File System Type Description
regular A regular file, typically of unknown content.
regular/binary A regular file with executable content.
regular/text A regular file with known text content. Should be accompanied by an encoding.
directory A directory entry which may or may not contain children.
directory/archive An archive which may or may not contain children. Can also be treated as a regular file.
symlink A symbolic link. Should be accompanied by a link target.
other/device/block A block device, like a drive.
other/device/character A character device, like a terminal.
other/door A door used for interprocess communication.
other/pipe A named pipe.
other/socket A socket.
other/whiteout A whiteout, or file removal in a layered file system.

NOTE: File system types are compared case-insensitively.

Algorithm Expected Hex String Length Description
md5 32 MD5
sha1 40 SHA-1
sha256 64 SHA-2, SHA-256

NOTE: Algorithms are compared case-insensitively.

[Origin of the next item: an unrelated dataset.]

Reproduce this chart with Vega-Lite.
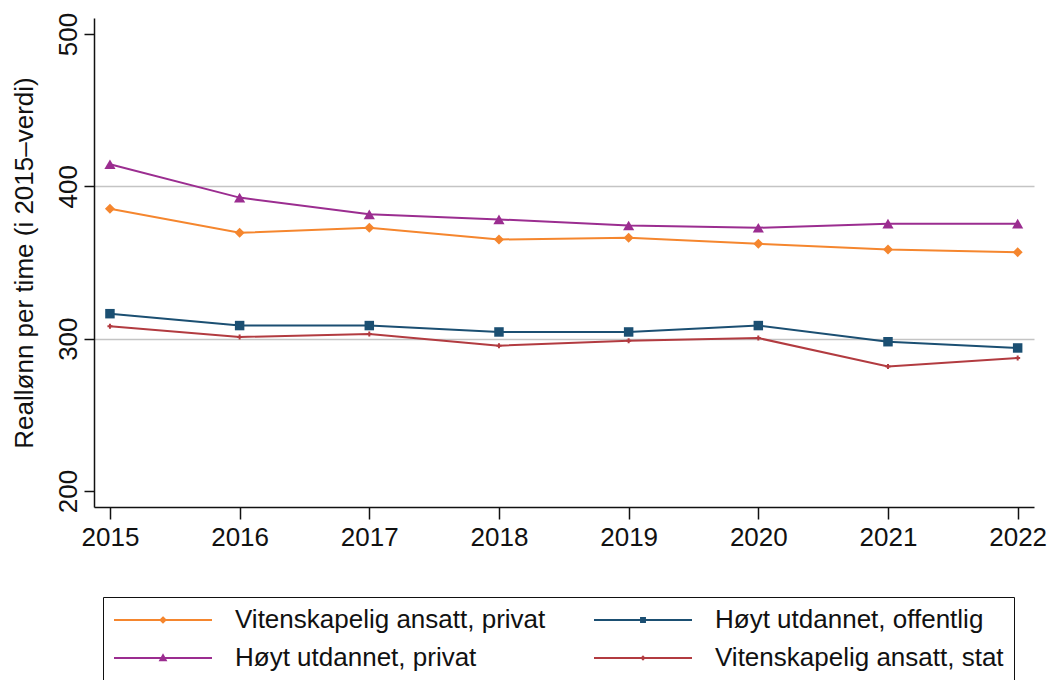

Scheme Slash Required Description
zip No ZIP
jar No Java Archive
tar No Tape Archive
rpm No RPM Package Manager
ar No Unix archiver
arj No ARJ archives
cpio No Copy in and out
dump No Unix dump
sevenz No 7-Zip
rar Yes Roshal Archive
xar Yes Extensible Archive
phar Yes PHP Archive
cab Yes Cabinet
unknown Yes Used when the actual scheme is not known

NOTE: File extensions and/or compression formats are not accounted for using the scheme, e.g. a file with the extension “.tgz” or “.tar.gz” still has a scheme of “tar”.

Appendix D: Content Types

Content Type Extension Description
application/ld+json jsonld The content type used when BDIO data is represented using JSON-LD. The context will either be referenced as a remote document or will be explicitly included in the content body. Note that only UTF-8 character encoding is allowed.
application/json json The content type used when BDIO data is represented using plain JSON and the context is specified externally (e.g. using the Link header). Note that only UTF-8 character encoding is allowed.
application/vnd.blackducksoftware.bdio+json json The content type used when BDIO data is represented using plain JSON that should be interpreted using the default BDIO context.
application/vnd.blackducksoftware.bdio+zip bdio The content type used when BDIO data is represented as self-contained JSON-LD stored in a ZIP archive.